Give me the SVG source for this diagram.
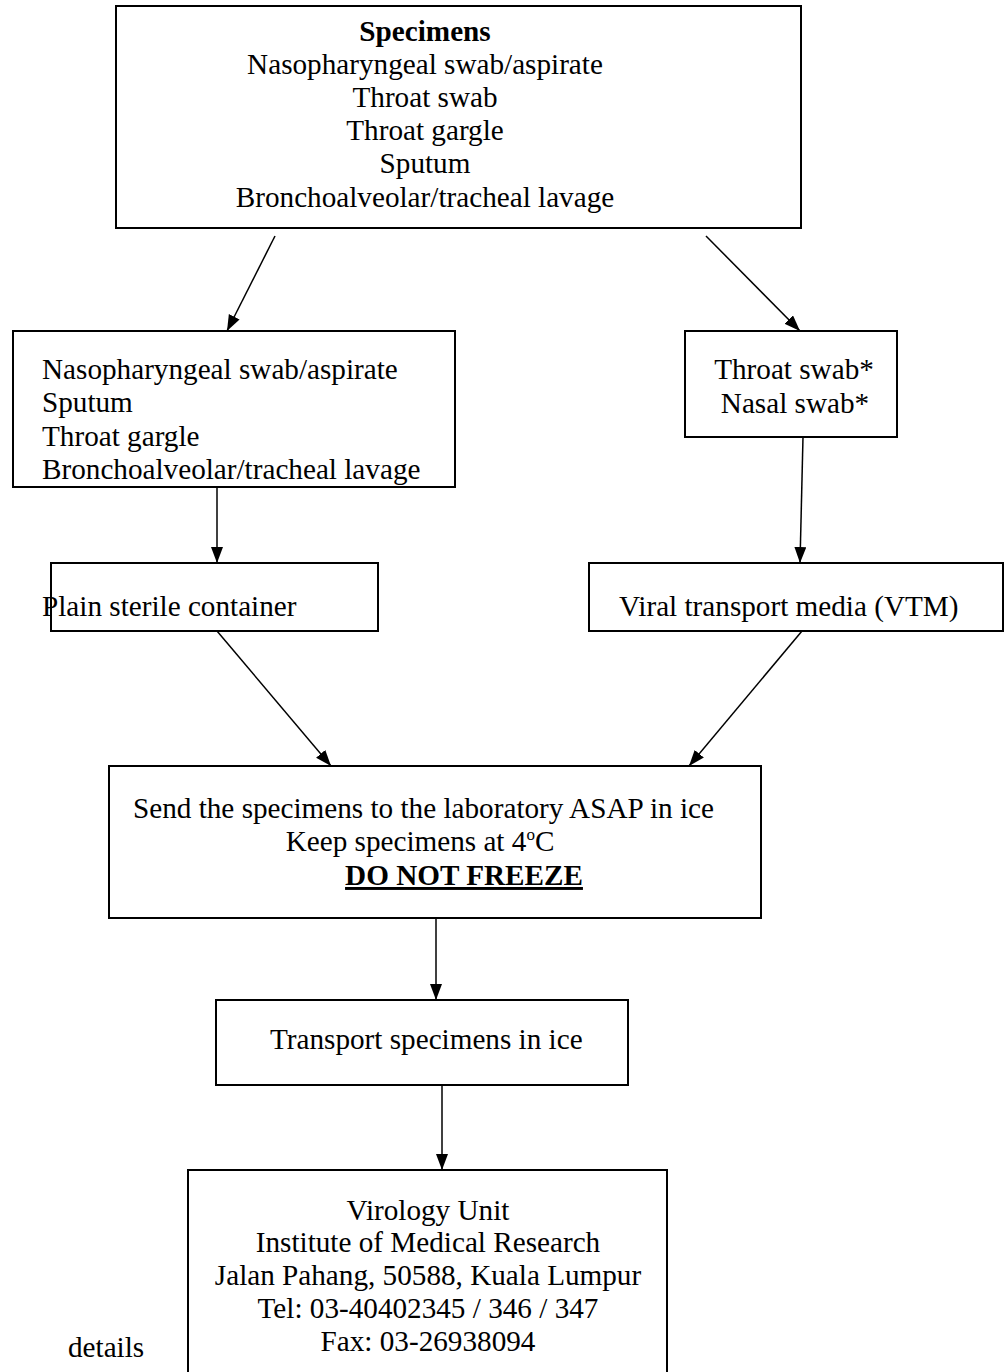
<svg xmlns="http://www.w3.org/2000/svg" width="1005" height="1372" viewBox="0 0 1005 1372">
<style>
  .box { fill: #fff; stroke: #000; stroke-width: 2; }
  .t { font-family: "Liberation Serif", "Times New Roman", serif; font-size: 29.2px; fill: #000; }
  .c { text-anchor: middle; }
  .b { font-weight: bold; }
  .edge { stroke: #000; stroke-width: 1.5; fill: none; marker-end: url(#ah); }
</style>
<defs>
  <marker id="ah" markerUnits="userSpaceOnUse" markerWidth="18" markerHeight="14" refX="16" refY="6" orient="auto">
    <path d="M0,0 L16,6 L0,12 Z" fill="#000"/>
  </marker>
</defs>
<rect width="1005" height="1372" fill="#fff"/>

<g id="connectors">
  <line class="edge" x1="275" y1="236" x2="227" y2="331"/>
  <line class="edge" x1="706" y1="236" x2="800" y2="331"/>
  <line class="edge" x1="217" y1="487" x2="217" y2="563"/>
  <line class="edge" x1="803" y1="437" x2="800" y2="563"/>
  <line class="edge" x1="217" y1="631" x2="331" y2="766"/>
  <line class="edge" x1="802" y1="631" x2="689" y2="766"/>
  <line class="edge" x1="436" y1="918" x2="436" y2="1000"/>
  <line class="edge" x1="442" y1="1085" x2="442" y2="1170"/>
</g>

<g id="specimens">
  <rect class="box" x="116" y="6" width="685" height="222"/>
  <text class="t c b" x="425" y="41">Specimens</text>
  <text class="t c" x="425" y="74">Nasopharyngeal swab/aspirate</text>
  <text class="t c" x="425" y="107">Throat swab</text>
  <text class="t c" x="425" y="140">Throat gargle</text>
  <text class="t c" x="425" y="173">Sputum</text>
  <text class="t c" x="425" y="207">Bronchoalveolar/tracheal lavage</text>
</g>

<g id="left-specimens">
  <rect class="box" x="13" y="331" width="442" height="156"/>
  <text class="t" x="42" y="379">Nasopharyngeal swab/aspirate</text>
  <text class="t" x="42" y="412">Sputum</text>
  <text class="t" x="42" y="446">Throat gargle</text>
  <text class="t" x="42" y="479">Bronchoalveolar/tracheal lavage</text>
</g>

<g id="right-specimens">
  <rect class="box" x="685" y="331" width="212" height="106"/>
  <text class="t c" x="794" y="379">Throat swab*</text>
  <text class="t c" x="795" y="413">Nasal swab*</text>
</g>

<g id="plain-container">
  <rect class="box" x="51" y="563" width="327" height="68"/>
  <text class="t" x="42" y="616">Plain sterile container</text>
</g>

<g id="vtm">
  <rect class="box" x="589" y="563" width="414" height="68"/>
  <text class="t" x="619" y="616">Viral transport media (VTM)</text>
</g>

<g id="send">
  <rect class="box" x="109" y="766" width="652" height="152"/>
  <text class="t" x="133" y="818">Send the specimens to the laboratory ASAP in ice</text>
  <text class="t c" x="420" y="851">Keep specimens at 4<tspan font-size="17" dy="-11">o</tspan><tspan dy="11">C</tspan></text>
  <text class="t c b" x="464" y="885" font-size="27" text-decoration="underline">DO NOT FREEZE</text>
</g>

<g id="transport">
  <rect class="box" x="216" y="1000" width="412" height="85"/>
  <text class="t" x="270" y="1049">Transport specimens in ice</text>
</g>

<g id="virology">
  <rect class="box" x="188" y="1170" width="479" height="215"/>
  <text class="t c" x="428" y="1220">Virology Unit</text>
  <text class="t c" x="428" y="1252">Institute of Medical Research</text>
  <text class="t c" x="428" y="1285">Jalan Pahang, 50588, Kuala Lumpur</text>
  <text class="t c" x="428" y="1318">Tel: 03-40402345 / 346 / 347</text>
  <text class="t c" x="428" y="1351">Fax: 03-26938094</text>
</g>

<text class="t" x="68" y="1357">details</text>
</svg>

- - - - -

• [Given instruction]:
Omit each picture, then return all of the listing exactly as it stands.

• [Full output]:
Give me the SVG source for this diagram.
<svg xmlns="http://www.w3.org/2000/svg" width="1005" height="1372" viewBox="0 0 1005 1372">
<style>
  .box { fill: #fff; stroke: #000; stroke-width: 2; }
  .t { font-family: "Liberation Serif", "Times New Roman", serif; font-size: 29.2px; fill: #000; }
  .c { text-anchor: middle; }
  .b { font-weight: bold; }
  .edge { stroke: #000; stroke-width: 1.5; fill: none; marker-end: url(#ah); }
</style>
<defs>
  <marker id="ah" markerUnits="userSpaceOnUse" markerWidth="18" markerHeight="14" refX="16" refY="6" orient="auto">
    <path d="M0,0 L16,6 L0,12 Z" fill="#000"/>
  </marker>
</defs>
<rect width="1005" height="1372" fill="#fff"/>

<g id="connectors">
  <line class="edge" x1="275" y1="236" x2="227" y2="331"/>
  <line class="edge" x1="706" y1="236" x2="800" y2="331"/>
  <line class="edge" x1="217" y1="487" x2="217" y2="563"/>
  <line class="edge" x1="803" y1="437" x2="800" y2="563"/>
  <line class="edge" x1="217" y1="631" x2="331" y2="766"/>
  <line class="edge" x1="802" y1="631" x2="689" y2="766"/>
  <line class="edge" x1="436" y1="918" x2="436" y2="1000"/>
  <line class="edge" x1="442" y1="1085" x2="442" y2="1170"/>
</g>

<g id="specimens">
  <rect class="box" x="116" y="6" width="685" height="222"/>
  <text class="t c b" x="425" y="41">Specimens</text>
  <text class="t c" x="425" y="74">Nasopharyngeal swab/aspirate</text>
  <text class="t c" x="425" y="107">Throat swab</text>
  <text class="t c" x="425" y="140">Throat gargle</text>
  <text class="t c" x="425" y="173">Sputum</text>
  <text class="t c" x="425" y="207">Bronchoalveolar/tracheal lavage</text>
</g>

<g id="left-specimens">
  <rect class="box" x="13" y="331" width="442" height="156"/>
  <text class="t" x="42" y="379">Nasopharyngeal swab/aspirate</text>
  <text class="t" x="42" y="412">Sputum</text>
  <text class="t" x="42" y="446">Throat gargle</text>
  <text class="t" x="42" y="479">Bronchoalveolar/tracheal lavage</text>
</g>

<g id="right-specimens">
  <rect class="box" x="685" y="331" width="212" height="106"/>
  <text class="t c" x="794" y="379">Throat swab*</text>
  <text class="t c" x="795" y="413">Nasal swab*</text>
</g>

<g id="plain-container">
  <rect class="box" x="51" y="563" width="327" height="68"/>
  <text class="t" x="42" y="616">Plain sterile container</text>
</g>

<g id="vtm">
  <rect class="box" x="589" y="563" width="414" height="68"/>
  <text class="t" x="619" y="616">Viral transport media (VTM)</text>
</g>

<g id="send">
  <rect class="box" x="109" y="766" width="652" height="152"/>
  <text class="t" x="133" y="818">Send the specimens to the laboratory ASAP in ice</text>
  <text class="t c" x="420" y="851">Keep specimens at 4<tspan font-size="17" dy="-11">o</tspan><tspan dy="11">C</tspan></text>
  <text class="t c b" x="464" y="885" font-size="27" text-decoration="underline">DO NOT FREEZE</text>
</g>

<g id="transport">
  <rect class="box" x="216" y="1000" width="412" height="85"/>
  <text class="t" x="270" y="1049">Transport specimens in ice</text>
</g>

<g id="virology">
  <rect class="box" x="188" y="1170" width="479" height="215"/>
  <text class="t c" x="428" y="1220">Virology Unit</text>
  <text class="t c" x="428" y="1252">Institute of Medical Research</text>
  <text class="t c" x="428" y="1285">Jalan Pahang, 50588, Kuala Lumpur</text>
  <text class="t c" x="428" y="1318">Tel: 03-40402345 / 346 / 347</text>
  <text class="t c" x="428" y="1351">Fax: 03-26938094</text>
</g>

<text class="t" x="68" y="1357">details</text>
</svg>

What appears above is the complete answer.